>>>>>

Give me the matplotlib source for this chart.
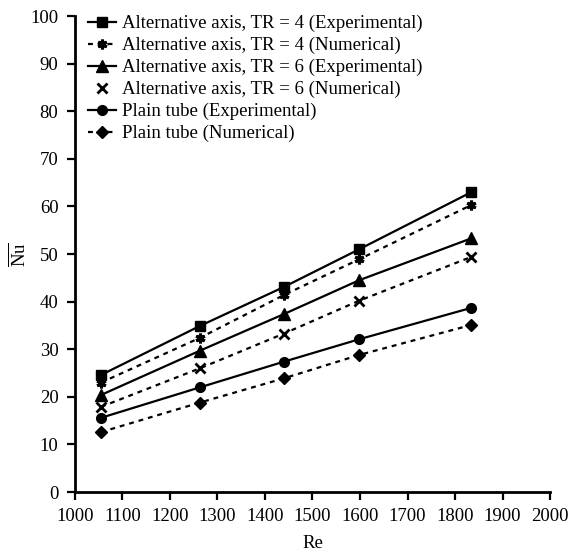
import matplotlib
matplotlib.use("Agg")
import matplotlib.pyplot as plt
from matplotlib.lines import Line2D

plt.rcParams['font.family'] = ['Liberation Serif', 'DejaVu Serif']
plt.rcParams['mathtext.fontset'] = 'custom'
plt.rcParams['mathtext.rm'] = 'Liberation Serif'

re = [1055, 1263, 1440, 1598, 1834]
tr4_exp = [24.6, 34.9, 43.1, 51.0, 63.0]
tr4_num = [23.0, 32.4, 41.4, 48.9, 60.3]
tr6_exp = [20.4, 29.7, 37.4, 44.5, 53.3]
tr6_num = [17.9, 26.0, 33.3, 40.2, 49.4]
plain_exp = [15.6, 22.0, 27.4, 32.1, 38.7]
plain_num = [12.6, 18.8, 23.9, 28.8, 35.1]

labels = ["Alternative axis, TR = 4 (Experimental)",
          "Alternative axis, TR = 4 (Numerical)",
          "Alternative axis, TR = 6 (Experimental)",
          "Alternative axis, TR = 6 (Numerical)",
          "Plain tube (Experimental)",
          "Plain tube (Numerical)"]
xticks = list(range(1000, 2001, 100))
yticks = list(range(0, 101, 10))

fig = plt.figure(figsize=(5.76, 5.56), dpi=100)
ax = fig.add_axes([0.130, 0.115, 0.825, 0.856])

lw = 1.6
dash = (0, (2.2, 2.2))
series = [
    (tr4_exp, dict(marker='s', linestyle='-', ms=7)),
    (tr4_num, dict(marker=(6, 2, 0), linestyle=dash, ms=7, mew=2.2)),
    (tr6_exp, dict(marker='^', linestyle='-', ms=8)),
    (tr6_num, dict(marker='x', linestyle=dash, ms=6.5, mew=2.0)),
    (plain_exp, dict(marker='o', linestyle='-', ms=7)),
    (plain_num, dict(marker='D', linestyle=dash, ms=6)),
]
handles = []
for i, (vals, kw) in enumerate(series):
    ax.plot(re, vals, color='black', lw=lw, mfc='black', mec='black', **kw)
    hkw = dict(kw)
    if i == 3:
        hkw['linestyle'] = 'none'
    handles.append(Line2D([], [], color='black', lw=lw, mfc='black', mec='black', **hkw))

fs = 13.5
ax.set_xlim(1000, 2000)
ax.set_ylim(0, 100)
ax.set_xticks(xticks)
ax.set_yticks(yticks)
ax.tick_params(direction='out', length=5.8, width=1.6, labelsize=fs, pad=6)
for s in ['top', 'right']:
    ax.spines[s].set_visible(False)
for s in ['left', 'bottom']:
    ax.spines[s].set_linewidth(2)
ax.set_xlabel('Re', fontsize=fs, labelpad=7)
ax.set_ylabel(r'$\overline{\mathrm{Nu}}$', fontsize=fs, labelpad=1)

ax.legend(handles, labels, loc='upper left', bbox_to_anchor=(0.0, 1.03), frameon=False,
          fontsize=fs, handlelength=1.5, handletextpad=0.3, labelspacing=0.25,
          borderaxespad=0.3)

fig.savefig('out.png', dpi=100)
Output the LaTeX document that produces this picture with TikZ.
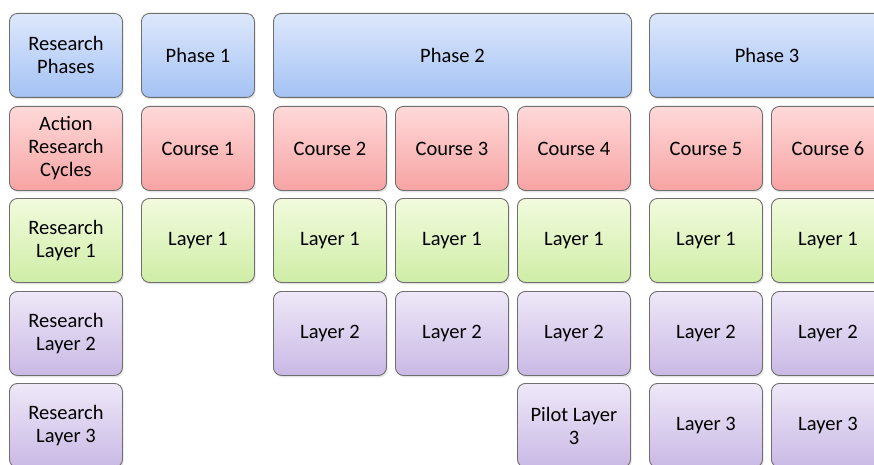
\documentclass[tikz,border=0pt]{standalone}
\usepackage{fontspec}
\setmainfont{Carlito}
\usetikzlibrary{shadows}
\definecolor{bluetop}{HTML}{DDE8FC}
\definecolor{bluebot}{HTML}{A4C2F4}
\definecolor{redtop}{HTML}{FFD9D9}
\definecolor{redbot}{HTML}{F7A3A3}
\definecolor{greentop}{HTML}{F2FBDD}
\definecolor{greenbot}{HTML}{CFEDA6}
\definecolor{purpletop}{HTML}{EEE8F8}
\definecolor{purplebot}{HTML}{C9B9E5}
\definecolor{edgegrey}{HTML}{6F6F6F}
\tikzset{
  cell/.style={draw=edgegrey, line width=0.9pt, rounded corners=8pt,
    anchor=north west, minimum height=84pt, minimum width=113pt,
    inner sep=2pt, align=center, font=\fontsize{20.5}{23}\selectfont,
    drop shadow={opacity=0.22, shadow xshift=1.2pt, shadow yshift=-1.8pt}},
  phasecell/.style={cell, top color=bluetop, bottom color=bluebot},
  coursecell/.style={cell, top color=redtop, bottom color=redbot},
  layerone/.style={cell, top color=greentop, bottom color=greenbot},
  layerlow/.style={cell, top color=purpletop, bottom color=purplebot},
}
\begin{document}
\begin{tikzpicture}[x=1pt, y=-1pt]
\useasboundingbox (0,0) rectangle (874,465);
\clip (0,0) rectangle (874,465);
% row headings
\node[phasecell]  (hphase)  at (9,13)  {Research\\Phases};
\node[coursecell] (hcycle)  at (9,106) {Action\\Research\\Cycles};
\node[layerone]   (hlayer1) at (9,198) {Research\\Layer 1};
\node[layerlow]   (hlayer2) at (9,291) {Research\\Layer 2};
\node[layerlow]   (hlayer3) at (9,383) {Research\\Layer 3};
% phases
\node[phasecell] (ph1) at (141,13) {Phase 1};
\node[phasecell, minimum width=358pt] (ph2) at (273,13) {Phase 2};
\node[phasecell, minimum width=235pt] (ph3) at (649,13) {Phase 3};
% courses
\node[coursecell] (c1) at (141,106) {Course 1};
\node[coursecell] (c2) at (273,106) {Course 2};
\node[coursecell] (c3) at (395,106) {Course 3};
\node[coursecell] (c4) at (517,106) {Course 4};
\node[coursecell] (c5) at (649,106) {Course 5};
\node[coursecell] (c6) at (771,106) {Course 6};
% research layer 1
\node[layerone] (a1) at (141,198) {Layer 1};
\node[layerone] (a2) at (273,198) {Layer 1};
\node[layerone] (a3) at (395,198) {Layer 1};
\node[layerone] (a4) at (517,198) {Layer 1};
\node[layerone] (a5) at (649,198) {Layer 1};
\node[layerone] (a6) at (771,198) {Layer 1};
% research layer 2
\node[layerlow] (b2) at (273,291) {Layer 2};
\node[layerlow] (b3) at (395,291) {Layer 2};
\node[layerlow] (b4) at (517,291) {Layer 2};
\node[layerlow] (b5) at (649,291) {Layer 2};
\node[layerlow] (b6) at (771,291) {Layer 2};
% research layer 3
\node[layerlow] (d4) at (517,383) {Pilot Layer\\3};
\node[layerlow] (d5) at (649,383) {Layer 3};
\node[layerlow] (d6) at (771,383) {Layer 3};
\end{tikzpicture}
\end{document}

<<<<<

Problem description: Repeat the lines from where the entries begin to the line with "ax = fig.add_axes([0.130, 0.115, 0.825, 0.856])", both included. Any picture is left out.

Solution for this task:
Give me the matplotlib source for this chart.
import matplotlib
matplotlib.use("Agg")
import matplotlib.pyplot as plt
from matplotlib.lines import Line2D

plt.rcParams['font.family'] = ['Liberation Serif', 'DejaVu Serif']
plt.rcParams['mathtext.fontset'] = 'custom'
plt.rcParams['mathtext.rm'] = 'Liberation Serif'

re = [1055, 1263, 1440, 1598, 1834]
tr4_exp = [24.6, 34.9, 43.1, 51.0, 63.0]
tr4_num = [23.0, 32.4, 41.4, 48.9, 60.3]
tr6_exp = [20.4, 29.7, 37.4, 44.5, 53.3]
tr6_num = [17.9, 26.0, 33.3, 40.2, 49.4]
plain_exp = [15.6, 22.0, 27.4, 32.1, 38.7]
plain_num = [12.6, 18.8, 23.9, 28.8, 35.1]

labels = ["Alternative axis, TR = 4 (Experimental)",
          "Alternative axis, TR = 4 (Numerical)",
          "Alternative axis, TR = 6 (Experimental)",
          "Alternative axis, TR = 6 (Numerical)",
          "Plain tube (Experimental)",
          "Plain tube (Numerical)"]
xticks = list(range(1000, 2001, 100))
yticks = list(range(0, 101, 10))

fig = plt.figure(figsize=(5.76, 5.56), dpi=100)
ax = fig.add_axes([0.130, 0.115, 0.825, 0.856])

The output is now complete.